** BEGIN **

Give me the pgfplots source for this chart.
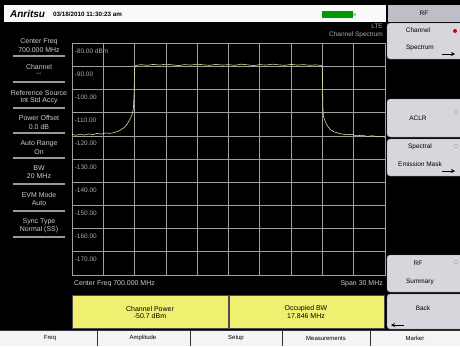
\documentclass[border=0pt]{standalone}
\usepackage{pgfplots}
\pgfplotsset{compat=1.18}
\usepackage{fontspec}
\setmainfont{Liberation Sans}
\definecolor{trace}{RGB}{222,222,150}
\definecolor{gridc}{RGB}{160,160,160}
\definecolor{lbl}{RGB}{205,205,205}
\definecolor{plbl}{RGB}{170,170,170}
\definecolor{btn}{RGB}{214,214,220}
\definecolor{hdr}{RGB}{190,190,198}
\definecolor{yel}{RGB}{240,240,112}
\definecolor{tabc}{RGB}{244,244,244}
\newcommand{\fs}[1]{\fontsize{#1}{#1}\selectfont}
\begin{document}
\begin{tikzpicture}[x=1bp,y=1bp]
\useasboundingbox (0,0) rectangle (460,346);
\fill[black] (0,0) rectangle (460,346);
\begin{scope}[shift={(0,346)},yscale=-1]
 % title bar
 \fill[white!95!gray] (4,5) rectangle (386,22);
 \node[anchor=west,font=\fs{10}\bfseries\itshape,inner sep=0] at (10,13.5) {Anritsu};
 \node[anchor=west,font=\fs{6.3}\bfseries,inner sep=0] at (53,14) {03/18/2010 11:30:23 am};
 \fill[green!60!black] (322,11) rectangle (353,18);
 \fill[gray!50] (353,13) rectangle (356,16);
 % RF header
 \fill[hdr] (388,5) rectangle (460,22);
 \node[font=\fs{6.5}] at (424,13.5) {RF};
 % buttons
 \filldraw[fill=btn,draw=gray,rounded corners=3] (387,23) rectangle (464,59);
 \node[font=\fs{6.5}] at (418,30) {Channel};
 \fill[red!85!black] (455,31) circle (2);
 \node[font=\fs{6.5}] at (420,48) {Spectrum};
 \draw[-stealth,line width=0.8] (442,54)--(455,54);
 \filldraw[fill=btn,draw=gray,rounded corners=3] (387,99) rectangle (464,137);
 \node[font=\fs{6.5}] at (418,118) {ACLR};
 \draw[gray,fill=white] (456,112) circle (1.8);
 \filldraw[fill=btn,draw=gray,rounded corners=3] (387,139) rectangle (464,176);
 \node[font=\fs{6.5}] at (420,146.5) {Spectral};
 \draw[gray,fill=white] (456,146) circle (1.8);
 \node[font=\fs{6.5}] at (420,164) {Emission Mask};
 \draw[-stealth,line width=0.8] (442,171)--(455,171);
 \filldraw[fill=btn,draw=gray,rounded corners=3] (387,255) rectangle (464,292);
 \node[font=\fs{6.5}] at (418,263) {RF};
 \draw[gray,fill=white] (456,262) circle (1.8);
 \node[font=\fs{6.5}] at (420,282) {Summary};
 \filldraw[fill=btn,draw=gray,rounded corners=3] (387,294) rectangle (464,329);
 \node[font=\fs{6.5}] at (423,308) {Back};
 \draw[-stealth,line width=0.8] (404,325)--(391,325);
 % yellow boxes
 \filldraw[fill=yel,draw=black!70] (72,295) rectangle (228,328);
 \filldraw[fill=yel,draw=black!70] (229,295) rectangle (384,328);
 \node[font=\fs{7},align=center] at (150,309) {Channel Power};
 \node[font=\fs{7}] at (150,316.5) {-50.7 dBm};
 \node[font=\fs{7}] at (306,309) {Occupied BW};
 \node[font=\fs{7}] at (306,316.5) {17.846 MHz};
 % bottom tabs
 \fill[tabc] (0,330) rectangle (460,346);
 \foreach \xx in {97,190,282,370} \draw[black!80,line width=1] (\xx,330)--(\xx,346);
 \draw[black!80] (0,330)--(460,330);
 \node[font=\fs{6}] at (50,338) {Freq};
 \node[font=\fs{6}] at (143,338) {Amplitude};
 \node[font=\fs{6}] at (236,338) {Setup};
 \node[font=\fs{6}] at (326,338) {Measurements};
 \node[font=\fs{6}] at (415,338) {Marker};
 % left panel
 \foreach \ya/\yb/\yu/\ta/\tb in {42/50/56/Center Freq/700.000 MHz, 67/74.5/82/Channel/-{}-, 93/101/108/Reference Source/Int Std Accy, 118.5/127/133/Power Offset/0.0 dB, 144/152/158/Auto Range/On, 168/176/184/BW/20 MHz, 195/203/211/EVM Mode/Auto, 222/230/237/Sync Type/Normal (SS)} {
   \node[font=\fs{7},text=lbl] at (39,\ya) {\ta};
   \node[font=\fs{7},text=lbl] at (39,\yb) {\tb};
   \draw[gray!80,line width=1.4] (13,\yu)--(65,\yu);
 }
 % plot annotations
 \node[anchor=east,font=\fs{6.5},text=plbl,inner sep=0] at (383,26.5) {LTE};
 \node[anchor=east,font=\fs{6.5},text=plbl,inner sep=0] at (383,35) {Channel Spectrum};
 \node[anchor=west,font=\fs{7},text=lbl,inner sep=0] at (74,283.5) {Center Freq 700.000 MHz};
 \node[anchor=east,font=\fs{7},text=lbl,inner sep=0] at (383,283.5) {Span 30 MHz};
\end{scope}
\begin{axis}[at={(72bp,71bp)},anchor=south west,scale only axis,
  width=313bp,height=231.7bp,
  xmin=-15,xmax=15,ymin=-180,ymax=-80,
  xtick={-15,-12,...,15},ytick={-180,-170,...,-80},
  xticklabels={},yticklabels={},major tick length=0pt,
  grid=major,grid style={gridc,line width=0.7pt},
  axis line style={gridc,line width=0.8pt},
  clip=true]
\addplot[trace,line width=0.6pt] coordinates {
(-15,-119.3) (-14.6,-119.7) (-14.2,-119.2) (-13.8,-119.6) (-13.4,-119.1) (-13,-119.4) (-12.6,-118.9) (-12.2,-119.2) (-11.8,-118.7) (-11.4,-118.9) (-11,-118.6) (-10.5,-117.8) (-10.0,-116.4) (-9.7,-114.8) (-9.45,-112.8) (-9.25,-110.8) (-9.12,-108.5) (-9.05,-102) (-9.0,-90.8)
(-8.9,-89.6) (-8.4,-89.2) (-7.8,-89.5) (-7.2,-89.1) (-6.6,-89.4) (-6.0,-89.0) (-5.4,-89.3) (-4.8,-89.6) (-4.2,-89.2) (-3.6,-89.4) (-3.0,-89.0) (-2.4,-89.3) (-1.8,-89.5) (-1.2,-89.1) (-0.6,-89.4) (0,-89.2) (0.6,-89.5) (1.2,-89.0) (1.8,-89.3) (2.4,-89.6) (3.0,-89.2) (3.6,-89.4) (4.2,-89.0) (4.8,-89.3) (5.4,-89.5) (6.0,-89.1) (6.6,-89.4) (7.2,-89.2) (7.8,-89.5) (8.4,-89.3) (8.9,-89.6)
(9.0,-90.8) (9.02,-100) (9.05,-108) (9.1,-111.5) (9.3,-114) (9.5,-115.8) (9.75,-117.2) (10.1,-118.2) (10.7,-119.0) (11.3,-119.5) (11.8,-119.3) (12.3,-119.9) (12.8,-119.7) (13.3,-120.2) (13.8,-119.9) (14.3,-120.4) (14.7,-120.1) (15,-120.6)
};
\node[anchor=west,font=\fs{6.5},text=plbl,inner sep=0] at (axis cs:-14.75,-83.3) {-80.00 dBm};
\foreach \v in {-90,-100,-110,-120,-130,-140,-150,-160,-170} {
  \edef\tmp{\noexpand\node[anchor=west,font=\noexpand\fs{6.5},text=plbl,inner sep=0] at (axis cs:-14.75,\v-3.3) {\v.00};}
  \tmp
}
\end{axis}
\end{tikzpicture}
\end{document}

** END **

**Written instruction**
Make an exact copy of the whole listing, but don't bring over any pictures.

**Answer to the task**
Give me the pgfplots source for this chart.
\documentclass[border=0pt]{standalone}
\usepackage{pgfplots}
\pgfplotsset{compat=1.18}
\usepackage{fontspec}
\setmainfont{Liberation Sans}
\definecolor{trace}{RGB}{222,222,150}
\definecolor{gridc}{RGB}{160,160,160}
\definecolor{lbl}{RGB}{205,205,205}
\definecolor{plbl}{RGB}{170,170,170}
\definecolor{btn}{RGB}{214,214,220}
\definecolor{hdr}{RGB}{190,190,198}
\definecolor{yel}{RGB}{240,240,112}
\definecolor{tabc}{RGB}{244,244,244}
\newcommand{\fs}[1]{\fontsize{#1}{#1}\selectfont}
\begin{document}
\begin{tikzpicture}[x=1bp,y=1bp]
\useasboundingbox (0,0) rectangle (460,346);
\fill[black] (0,0) rectangle (460,346);
\begin{scope}[shift={(0,346)},yscale=-1]
 % title bar
 \fill[white!95!gray] (4,5) rectangle (386,22);
 \node[anchor=west,font=\fs{10}\bfseries\itshape,inner sep=0] at (10,13.5) {Anritsu};
 \node[anchor=west,font=\fs{6.3}\bfseries,inner sep=0] at (53,14) {03/18/2010 11:30:23 am};
 \fill[green!60!black] (322,11) rectangle (353,18);
 \fill[gray!50] (353,13) rectangle (356,16);
 % RF header
 \fill[hdr] (388,5) rectangle (460,22);
 \node[font=\fs{6.5}] at (424,13.5) {RF};
 % buttons
 \filldraw[fill=btn,draw=gray,rounded corners=3] (387,23) rectangle (464,59);
 \node[font=\fs{6.5}] at (418,30) {Channel};
 \fill[red!85!black] (455,31) circle (2);
 \node[font=\fs{6.5}] at (420,48) {Spectrum};
 \draw[-stealth,line width=0.8] (442,54)--(455,54);
 \filldraw[fill=btn,draw=gray,rounded corners=3] (387,99) rectangle (464,137);
 \node[font=\fs{6.5}] at (418,118) {ACLR};
 \draw[gray,fill=white] (456,112) circle (1.8);
 \filldraw[fill=btn,draw=gray,rounded corners=3] (387,139) rectangle (464,176);
 \node[font=\fs{6.5}] at (420,146.5) {Spectral};
 \draw[gray,fill=white] (456,146) circle (1.8);
 \node[font=\fs{6.5}] at (420,164) {Emission Mask};
 \draw[-stealth,line width=0.8] (442,171)--(455,171);
 \filldraw[fill=btn,draw=gray,rounded corners=3] (387,255) rectangle (464,292);
 \node[font=\fs{6.5}] at (418,263) {RF};
 \draw[gray,fill=white] (456,262) circle (1.8);
 \node[font=\fs{6.5}] at (420,282) {Summary};
 \filldraw[fill=btn,draw=gray,rounded corners=3] (387,294) rectangle (464,329);
 \node[font=\fs{6.5}] at (423,308) {Back};
 \draw[-stealth,line width=0.8] (404,325)--(391,325);
 % yellow boxes
 \filldraw[fill=yel,draw=black!70] (72,295) rectangle (228,328);
 \filldraw[fill=yel,draw=black!70] (229,295) rectangle (384,328);
 \node[font=\fs{7},align=center] at (150,309) {Channel Power};
 \node[font=\fs{7}] at (150,316.5) {-50.7 dBm};
 \node[font=\fs{7}] at (306,309) {Occupied BW};
 \node[font=\fs{7}] at (306,316.5) {17.846 MHz};
 % bottom tabs
 \fill[tabc] (0,330) rectangle (460,346);
 \foreach \xx in {97,190,282,370} \draw[black!80,line width=1] (\xx,330)--(\xx,346);
 \draw[black!80] (0,330)--(460,330);
 \node[font=\fs{6}] at (50,338) {Freq};
 \node[font=\fs{6}] at (143,338) {Amplitude};
 \node[font=\fs{6}] at (236,338) {Setup};
 \node[font=\fs{6}] at (326,338) {Measurements};
 \node[font=\fs{6}] at (415,338) {Marker};
 % left panel
 \foreach \ya/\yb/\yu/\ta/\tb in {42/50/56/Center Freq/700.000 MHz, 67/74.5/82/Channel/-{}-, 93/101/108/Reference Source/Int Std Accy, 118.5/127/133/Power Offset/0.0 dB, 144/152/158/Auto Range/On, 168/176/184/BW/20 MHz, 195/203/211/EVM Mode/Auto, 222/230/237/Sync Type/Normal (SS)} {
   \node[font=\fs{7},text=lbl] at (39,\ya) {\ta};
   \node[font=\fs{7},text=lbl] at (39,\yb) {\tb};
   \draw[gray!80,line width=1.4] (13,\yu)--(65,\yu);
 }
 % plot annotations
 \node[anchor=east,font=\fs{6.5},text=plbl,inner sep=0] at (383,26.5) {LTE};
 \node[anchor=east,font=\fs{6.5},text=plbl,inner sep=0] at (383,35) {Channel Spectrum};
 \node[anchor=west,font=\fs{7},text=lbl,inner sep=0] at (74,283.5) {Center Freq 700.000 MHz};
 \node[anchor=east,font=\fs{7},text=lbl,inner sep=0] at (383,283.5) {Span 30 MHz};
\end{scope}
\begin{axis}[at={(72bp,71bp)},anchor=south west,scale only axis,
  width=313bp,height=231.7bp,
  xmin=-15,xmax=15,ymin=-180,ymax=-80,
  xtick={-15,-12,...,15},ytick={-180,-170,...,-80},
  xticklabels={},yticklabels={},major tick length=0pt,
  grid=major,grid style={gridc,line width=0.7pt},
  axis line style={gridc,line width=0.8pt},
  clip=true]
\addplot[trace,line width=0.6pt] coordinates {
(-15,-119.3) (-14.6,-119.7) (-14.2,-119.2) (-13.8,-119.6) (-13.4,-119.1) (-13,-119.4) (-12.6,-118.9) (-12.2,-119.2) (-11.8,-118.7) (-11.4,-118.9) (-11,-118.6) (-10.5,-117.8) (-10.0,-116.4) (-9.7,-114.8) (-9.45,-112.8) (-9.25,-110.8) (-9.12,-108.5) (-9.05,-102) (-9.0,-90.8)
(-8.9,-89.6) (-8.4,-89.2) (-7.8,-89.5) (-7.2,-89.1) (-6.6,-89.4) (-6.0,-89.0) (-5.4,-89.3) (-4.8,-89.6) (-4.2,-89.2) (-3.6,-89.4) (-3.0,-89.0) (-2.4,-89.3) (-1.8,-89.5) (-1.2,-89.1) (-0.6,-89.4) (0,-89.2) (0.6,-89.5) (1.2,-89.0) (1.8,-89.3) (2.4,-89.6) (3.0,-89.2) (3.6,-89.4) (4.2,-89.0) (4.8,-89.3) (5.4,-89.5) (6.0,-89.1) (6.6,-89.4) (7.2,-89.2) (7.8,-89.5) (8.4,-89.3) (8.9,-89.6)
(9.0,-90.8) (9.02,-100) (9.05,-108) (9.1,-111.5) (9.3,-114) (9.5,-115.8) (9.75,-117.2) (10.1,-118.2) (10.7,-119.0) (11.3,-119.5) (11.8,-119.3) (12.3,-119.9) (12.8,-119.7) (13.3,-120.2) (13.8,-119.9) (14.3,-120.4) (14.7,-120.1) (15,-120.6)
};
\node[anchor=west,font=\fs{6.5},text=plbl,inner sep=0] at (axis cs:-14.75,-83.3) {-80.00 dBm};
\foreach \v in {-90,-100,-110,-120,-130,-140,-150,-160,-170} {
  \edef\tmp{\noexpand\node[anchor=west,font=\noexpand\fs{6.5},text=plbl,inner sep=0] at (axis cs:-14.75,\v-3.3) {\v.00};}
  \tmp
}
\end{axis}
\end{tikzpicture}
\end{document}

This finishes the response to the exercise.